Professor shot waves into atmosphere from Alaska

A trio spent its summer shooting high-frequency waves at the sky. Fired from an advanced facility in Gakona, Alaska the waves stirred up Earth’s upper atmosphere, also called the ionosphere.

It was these simulated events that a team made up of a professor, a graduate student and an undergraduate wanted to study. The group, headed by Eastern Michigan University professor James Sheerin, has the objective to see how these changes in the ionosphere affect GPS and other forms of communication.

“One of the important problems facing both civilian and defense systems are the appearance of irregularities in the upper part of the Earth’s atmosphere,” Sheerin said. According to the professor, these problem areas have the tendency to interfere with GPS radio signals.

GPS (Global Positioning System) is the satellite-guided system people use for direction and guidance. Many travelers have them in their cars, others have them on their phones. According to Nargis Adham, the graduate student, the results of this research could also increase the efficiency of cell phones.

“Just like on a clear night, if you look at a star, a star twinkles because of irregularities in our atmosphere,” Sheerin said.

But this twinkle effect is not welcomed by scientists.

“In this way we can control them, and turn them on and turn them off and see how they grow and how they decay. And in this way we can learn about the fundamental processes going on in that region of our environment,” Sheerin said.

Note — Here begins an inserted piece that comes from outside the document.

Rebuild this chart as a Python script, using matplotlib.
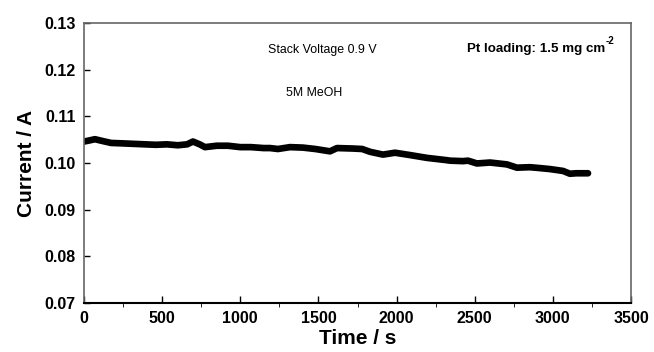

“The average person that gets on an airplane is counting on a GPS signal to give an accurate positioning of the craft, particularly when its landing. And let’s say that you’re off by about 15 feet. That kind of inaccuracy could be fatal if its 15 feet to the side of the runway and you stick your landing gear into the ground instead of on the tarmac.”
So to avoid this they imitate nature.

“And each time we get different data,” she said

According to Adham, the data can be different in the morning than in the evening or the time of year. This is why professor Sheerin’s crew visits the Alaskan facility on a regular basis.

“He takes his students there one to three times a year depending on funding,” Adham said.
The funding for the research comes from a joint Department of Defense venture between the Navy and the Air Force, Sheerin said.

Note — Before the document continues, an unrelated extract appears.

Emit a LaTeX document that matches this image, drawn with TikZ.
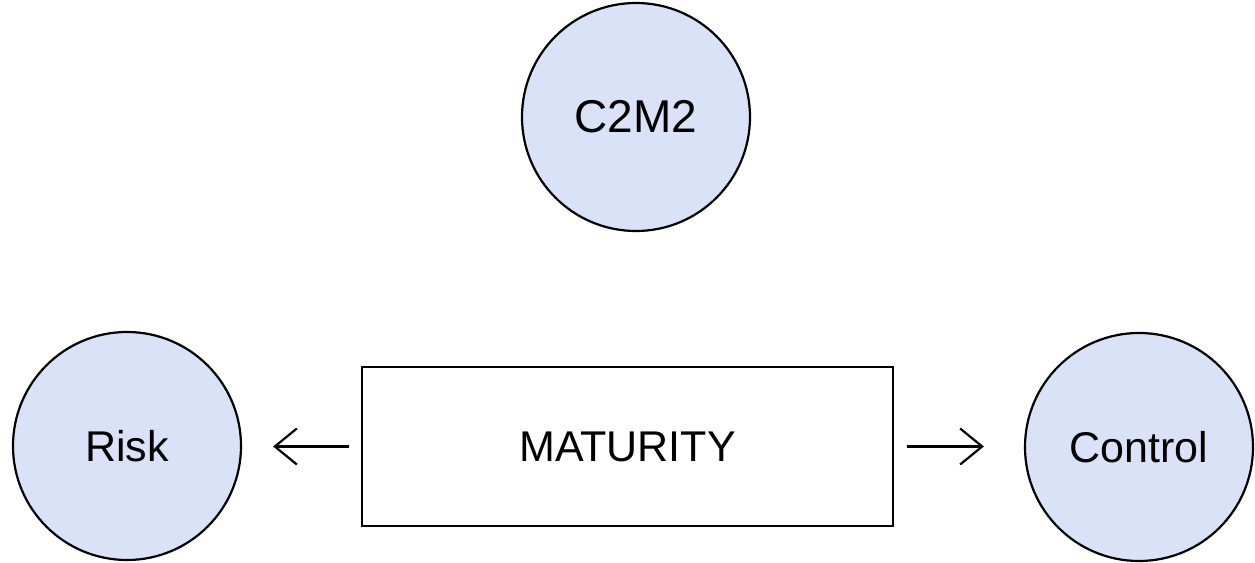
\documentclass[tikz,border=0pt]{standalone}
\usepackage{fontspec}
\setmainfont{Liberation Sans}
\usetikzlibrary{arrows.meta}
\definecolor{fillblue}{RGB}{218,226,248}
\tikzset{
  bubble/.style={circle, draw=black, line width=2.2bp, fill=fillblue, minimum size=228bp, inner sep=0pt, font=\fontsize{43bp}{47bp}\selectfont},
  mbox/.style={rectangle, draw=black, line width=2.2bp, fill=white, minimum width=531bp, minimum height=159bp, inner sep=0pt, font=\fontsize{43bp}{47bp}\selectfont},
  conn/.style={line width=2.2bp, -{Straight Barb[length=22bp, width=36bp, line width=2.2bp]}}
}
\begin{document}
\begin{tikzpicture}[x=1bp, y=-1bp]
\useasboundingbox[fill=white] (0,0) rectangle (1255,563);
\node[bubble, font=\fontsize{46bp}{50bp}\selectfont] (c2m2) at (636,117) {C2M2};
\node[bubble] (risk) at (127,446) {Risk};
\node[bubble] (control) at (1139,447) {Control};
\node[mbox] (mat) at (627.5,446.5) {MATURITY};
\draw[conn, shorten <=12bp, shorten >=31bp] (mat.west) -- (risk.east |- mat.west);
\draw[conn, shorten <=13bp, shorten >=40bp] (mat.east) -- (control.west |- mat.east);
\end{tikzpicture}
\end{document}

“We’ve come to rely heavily on space for military systems,” he said.

“So for a number of [military] applications they are interested in the results of this type of research.”

The research the military has so much interest in takes place at the High Frequency Active Auroral Research Program (HARRP) facility in Gakona, Alaska. It was founded, in part, by professor Sheerin in 1990.

“There were a number of us that got together and made a number of contributions that launched it. I was just among a number of active researchers, playing their own role.”

A role destined to be continued considering communications’ importance in the world. And the research being done at the HARRP facility is no exception. According to Adham, it is one of the world’s most advanced facilities in the arena of radio wave research.

When the research is completed, and their work is published, others — probably the communications industry — will use this information to improve GPS systems, Adham said.

However, in order to truly understand the ionosphere, as well the other sections of Earth’s atmosphere, a multitude of students and professors visit the facility. The group from EMU simply decided to take the path of emitting high-frequency waves. Other groups might have used a different method.

But it is a long-term project. So every piece of data needed is not obtained at one time, and other stations will get different results.

“The thing that this research in Alaska has in common with the European facility is that they’re both at what we call high latitudes, they’re toward the Arctic Circle,” Sheerin said.

Meaning their results will be different from the facilities closer to the equator.

Nevertheless, research is ongoing and professor Sheerin hopes “it will provide results for many, many years even decades to come.”